Schedule Mar 18, 2011
Measuring Weak Lensing Flexion With an Analytic Image Mode
Benjamin Cain (UC Davis)

Measuring galaxy cluster total masses and the amount of dark matter substructure within galaxy cluster haloes is a fundamental probe of the $Lambda$CDM model of structure formation, as well as the interactions between baryonic and non-baryonic matter. Weak gravitational lensing is a technique for measuring the total mass distribution which is agnostic to the nature of the gravitating matter. We present a novel method for measuring weak gravitational lensing flexion, the gradient of the lensing shear field, to inform mass measurements on small scales.

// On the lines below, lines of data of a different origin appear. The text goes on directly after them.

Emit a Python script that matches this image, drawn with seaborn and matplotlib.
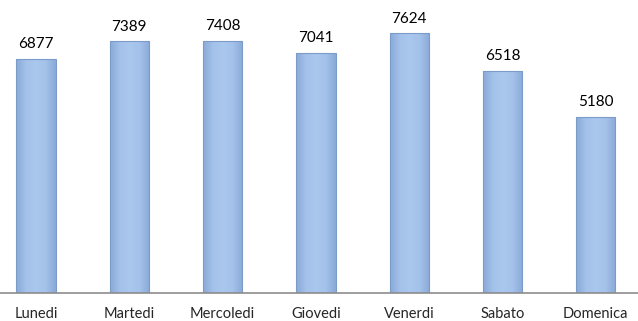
import numpy as np
import pandas as pd
import matplotlib
matplotlib.use("Agg")
import matplotlib.pyplot as plt
import seaborn as sns
from matplotlib.colors import LinearSegmentedColormap
from matplotlib.patches import Rectangle

giorni = ["Lunedi", "Martedi", "Mercoledi", "Giovedi", "Venerdi", "Sabato", "Domenica"]
valori = [6877, 7389, 7408, 7041, 7624, 6518, 5180]

df = pd.DataFrame({"giorno": giorni, "valore": valori})

sns.set_style("white")
plt.rcParams["font.family"] = ["Lato", "DejaVu Sans"]

fig = plt.figure(figsize=(6.38, 3.21), dpi=100)
ax = fig.add_axes([0, 0.0872, 1, 0.9128])

sns.barplot(data=df, x="giorno", y="valore", color="#a4c2ea", width=0.42,
            edgecolor="none", ax=ax)

# gradient fill, darker at the sides like the bevelled bars
cmap = LinearSegmentedColormap.from_list("bev", ["#8aaad8", "#a4c2ea", "#aac7ee", "#a4c2ea", "#8aaad8"])
grad = np.linspace(0, 1, 64).reshape(1, -1)
for p in list(ax.patches):
    x0, y0 = p.get_x(), p.get_y()
    w, h = p.get_width(), p.get_height()
    im = ax.imshow(grad, cmap=cmap, aspect="auto", extent=(x0, x0 + w, y0, y0 + h), zorder=p.get_zorder() + 0.1)
    im.set_clip_path(p)
    ax.add_patch(Rectangle((x0, y0), w, h, fill=False, edgecolor="#7b9bc9", linewidth=0.8,
                           zorder=p.get_zorder() + 0.2))
    ax.text(x0 + w / 2, y0 + h + 230, f"{int(h)}", ha="center", va="bottom", fontsize=11, color="black")

ax.set_xlim(-0.386, 6.452)
ax.set_ylim(0, 8605)
ax.set_xlabel("")
ax.set_ylabel("")
ax.set_yticks([])
ax.tick_params(axis="x", length=0, labelsize=10.5, pad=10)
for s in ["top", "left", "right"]:
    ax.spines[s].set_visible(False)
ax.spines["bottom"].set_color("#8c8c8c")
ax.spines["bottom"].set_linewidth(1.2)
ax.spines["bottom"].set_zorder(5)

fig.savefig("out.png", dpi=100)
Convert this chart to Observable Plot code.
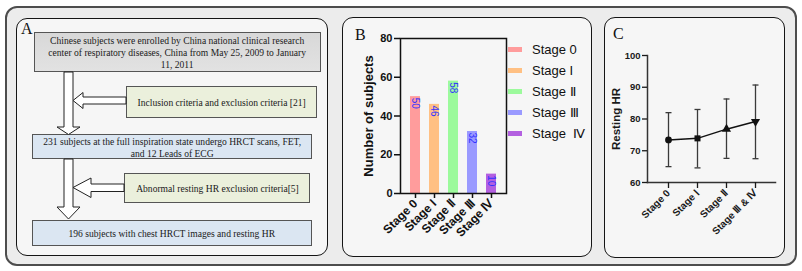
<!DOCTYPE html>
<html>
<head>
<meta charset="utf-8">
<script src="https://cdn.jsdelivr.net/npm/d3@7"></script>
<script src="https://cdn.jsdelivr.net/npm/@observablehq/plot@0.6"></script>
<style>
  html, body { margin: 0; padding: 0; background: #fff; }
  #root { position: relative; width: 802px; height: 271px; overflow: hidden; background: #fff; font-family: "Liberation Sans", Arial, sans-serif; }
  .abs { position: absolute; box-sizing: border-box; }
  .outer { border: 2px solid #4d4d4d; border-radius: 12px; background: #ececec; }
  .panel { border: 1.5px solid #151515; border-radius: 11px; background: #f6f6f6; }
  .plabel { font-family: "Liberation Serif", "Times New Roman", serif; font-size: 16px; color: #111; line-height: 1; }
  .box { border: 1px solid #555; font-family: "Liberation Serif", "Times New Roman", serif; font-size: 11px; line-height: 12px; color: #1a1a1a; text-align: center; display: flex; align-items: center; justify-content: center; white-space: nowrap; }
  .box span { display: inline-block; transform: scaleX(0.87); transform-origin: center; }
  .legrow { position: absolute; display: flex; align-items: center; font-size: 13px; color: #111; white-space: pre; }
  .sw { width: 14px; height: 5px; margin-right: 10px; }
</style>
</head>
<body>
<div id="root"></div>
<script>
// ---------- data ----------
const stages = ["Stage 0", "Stage I", "Stage Ⅱ", "Stage Ⅲ", "Stage Ⅳ"];
const legendLabels = ["Stage 0", "Stage I", "Stage Ⅱ", "Stage Ⅲ", "Stage  Ⅳ"];
const counts = [50, 46, 58, 32, 10];
const stageColors = ["#ff9c9c", "#ffc083", "#9cfa9c", "#9a9aff", "#b360e0"];
const countTicks = [0, 20, 40, 60, 80];

const hrStages = ["Stage 0", "Stage Ⅰ", "Stage Ⅱ", "Stage Ⅲ & Ⅳ"];
const hrMean = [73.4, 73.9, 76.8, 79.2];
const hrLow = [65.0, 64.6, 67.6, 67.5];
const hrHigh = [82.0, 83.0, 86.3, 90.7];
const hrTicks = [60, 70, 80, 90, 100];

const flowMain = [
  ["Chinese subjects were enrolled by China national clinical research", "center of respiratory diseases, China from May 25, 2009 to January", "11, 2011"],
  ["231 subjects at the full inspiration state undergo HRCT scans, FET,", "and 12 Leads of ECG"],
  ["196 subjects with chest HRCT images and resting HR"]
];
const flowSide = [
  ["Inclusion criteria and exclusion criteria [21]"],
  ["Abnormal resting HR exclusion criteria[5]"]
];

// ---------- layout helpers ----------
const root = document.getElementById("root");
function div(cls, l, t, w, h, html, extra) {
  const d = document.createElement("div");
  d.className = "abs " + cls;
  Object.assign(d.style, {left: l + "px", top: t + "px", width: w + "px", height: h + "px"}, extra || {});
  if (html != null) d.innerHTML = html;
  root.appendChild(d);
  return d;
}
const lines = arr => "<span>" + arr.join("<br>") + "</span>";

div("outer", 5, 6, 792, 260);
div("panel", 16, 18, 312, 238);
div("panel", 342, 17, 250, 240);
div("panel", 604, 17, 181, 241);
div("plabel", 21, 21, 20, 18, "A");
div("plabel", 355, 27, 20, 18, "B");
div("plabel", 613, 26, 20, 18, "C");

// ---------- panel A flowchart ----------
div("box", 34, 32, 287, 40, lines(flowMain[0]), {background: "linear-gradient(#d8d8d8,#e2e2e2)"});
div("box", 126, 86, 191, 32, lines(flowSide[0]), {background: "#ebf0dc"});
div("box", 32, 134, 280, 25, lines(flowMain[1]), {background: "#dbe6f2"});
div("box", 124, 173, 186, 30, lines(flowSide[1]), {background: "#ebf0dc"});
div("box", 32, 220, 280, 26, lines(flowMain[2]), {background: "#dbe6f2"});

const ns = "http://www.w3.org/2000/svg";
const arrows = document.createElementNS(ns, "svg");
arrows.setAttribute("width", 802); arrows.setAttribute("height", 271);
arrows.style.position = "absolute"; arrows.style.left = "0"; arrows.style.top = "0";
const polys = [
  "64,72 73,72 73,127 80,127 68.5,134.5 57,127 64,127",
  "126,97 83,97 83,92.5 73,100.5 83,108.5 83,104 126,104",
  "64,159 73,159 73,207 80,207 68.5,219 57,207 64,207",
  "124,184 91,184 91,178 73,187.5 91,197.5 91,191.5 124,191.5"
];
polys.forEach(p => {
  const e = document.createElementNS(ns, "polygon");
  e.setAttribute("points", p);
  e.setAttribute("fill", "#fff");
  e.setAttribute("stroke", "#222");
  e.setAttribute("stroke-width", "1");
  arrows.appendChild(e);
});
root.appendChild(arrows);

// ---------- panel B bar chart ----------
const barData = stages.map((s, i) => ({stage: s, count: counts[i]}));
const plotB = Plot.plot({
  width: 235, height: 225,
  marginLeft: 50, marginRight: 79, marginTop: 18, marginBottom: 52,
  style: {background: "transparent", fontFamily: "'Liberation Sans', Arial, sans-serif", color: "#111"},
  x: {domain: stages, padding: 0.45},
  y: {domain: [0, 80]},
  color: {domain: stages, range: stageColors},
  marks: [
    Plot.barY(barData, {x: "stage", y: "count", fill: "stage"}),
    Plot.text(barData, {x: "stage", y: "count", text: d => String(d.count), rotate: 90, textAnchor: "start", dy: 1, fill: "#3333ff", fontSize: 10}),
    Plot.frame({stroke: "#111", strokeWidth: 1.5}),
    Plot.axisY({ticks: countTicks, tickSize: 6, tickPadding: 2, fontSize: 11, fontWeight: "bold", strokeWidth: 1.5, label: "Number of subjects", labelArrow: "none", labelAnchor: "center", labelOffset: 37}),
    Plot.axisX({tickRotate: -45, tickSize: 5, tickPadding: 3, fontSize: 12, fontWeight: "bold", strokeWidth: 1.5, label: null})
  ]
});
const holderB = div("", 350, 20, 235, 225);
holderB.appendChild(plotB);
const yLabB = plotB.querySelector('[aria-label="y-axis label"] text');
if (yLabB) { yLabB.setAttribute("font-size", 13); yLabB.setAttribute("font-weight", "bold"); }

// legend for panel B
stages.forEach((s, i) => {
  const row = div("legrow", 508, 40 + i * 21, 90, 18, null);
  row.innerHTML = `<span class="sw" style="background:${stageColors[i]}"></span><span>${legendLabels[i]}</span>`;
});

// ---------- panel C error-bar chart ----------
const hrData = hrStages.map((s, i) => ({stage: s, mean: hrMean[i], lo: hrLow[i], hi: hrHigh[i]}));
const triangleDown = {
  draw(context, size) {
    const y = -Math.sqrt(size / (Math.sqrt(3) * 3));
    context.moveTo(0, -y * 2);
    context.lineTo(-Math.sqrt(3) * y, y);
    context.lineTo(Math.sqrt(3) * y, y);
    context.closePath();
  }
};
const capSymbol = {
  draw(context) { context.moveTo(-3, 0); context.lineTo(3, 0); }
};
const plotC = Plot.plot({
  width: 182, height: 210,
  marginLeft: 47, marginRight: 7, marginTop: 10, marginBottom: 73,
  style: {background: "transparent", fontFamily: "'Liberation Sans', Arial, sans-serif", color: "#1a1a1a"},
  x: {type: "point", domain: hrStages, padding: 0.67},
  y: {domain: [60, 100]},
  symbol: {domain: hrStages, range: [d3.symbolCircle, d3.symbolSquare, d3.symbolTriangle, triangleDown]},
  marks: [
    Plot.ruleX(hrData, {x: "stage", y1: "lo", y2: "hi", stroke: "#3a3a3a", strokeWidth: 1.3}),
    Plot.dot(hrData, {x: "stage", y: "hi", symbol: capSymbol, stroke: "#3a3a3a", fill: "none", strokeWidth: 1.3}),
    Plot.dot(hrData, {x: "stage", y: "lo", symbol: capSymbol, stroke: "#3a3a3a", fill: "none", strokeWidth: 1.3}),
    Plot.line(hrData, {x: "stage", y: "mean", stroke: "#111", strokeWidth: 1.5}),
    Plot.dot(hrData, {x: "stage", y: "mean", symbol: "stage", fill: "#111", r: 3.4}),
    Plot.frame({anchor: "left", stroke: "#333", strokeWidth: 1.5}),
    Plot.frame({anchor: "bottom", stroke: "#333", strokeWidth: 1.5}),
    Plot.axisY({ticks: hrTicks, tickSize: 5, tickPadding: 2, fontSize: 9.5, fontWeight: "bold", strokeWidth: 1.3, label: "Resting HR", labelArrow: "none", labelAnchor: "center", labelOffset: 36}),
    Plot.axisX({tickRotate: -45, tickSize: 6, tickPadding: 3, fontSize: 10, fontWeight: "bold", strokeWidth: 1.3, label: null})
  ]
});
const holderC = div("", 600, 45, 182, 210);
holderC.appendChild(plotC);
const yLabC = plotC.querySelector('[aria-label="y-axis label"] text');
if (yLabC) { yLabC.setAttribute("font-size", 11.5); yLabC.setAttribute("font-weight", "bold"); }
</script>
</body>
</html>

While previously published methods for measuring flexion focus on measuring derived properties of the lensed images, such as shapelet coefficients or surface brightness moments, this method fits a mass-sheet-invariant, parametrized Analytic Image Model (AIM) to the each galaxy image. The simple parametric model traces the distortion of lensed image isophotes and constrains small scale mass variations. We test the AIM method using simulated data images with realistic noise and a variety of input image properties, and show that it successfully reproduces the input lensing fields. We also apply the AIM method for flexion measurement to Hubble Space Telescope observations of Abell 1689, and detect mass structure in that cluster using only flexion measured with the AIM method.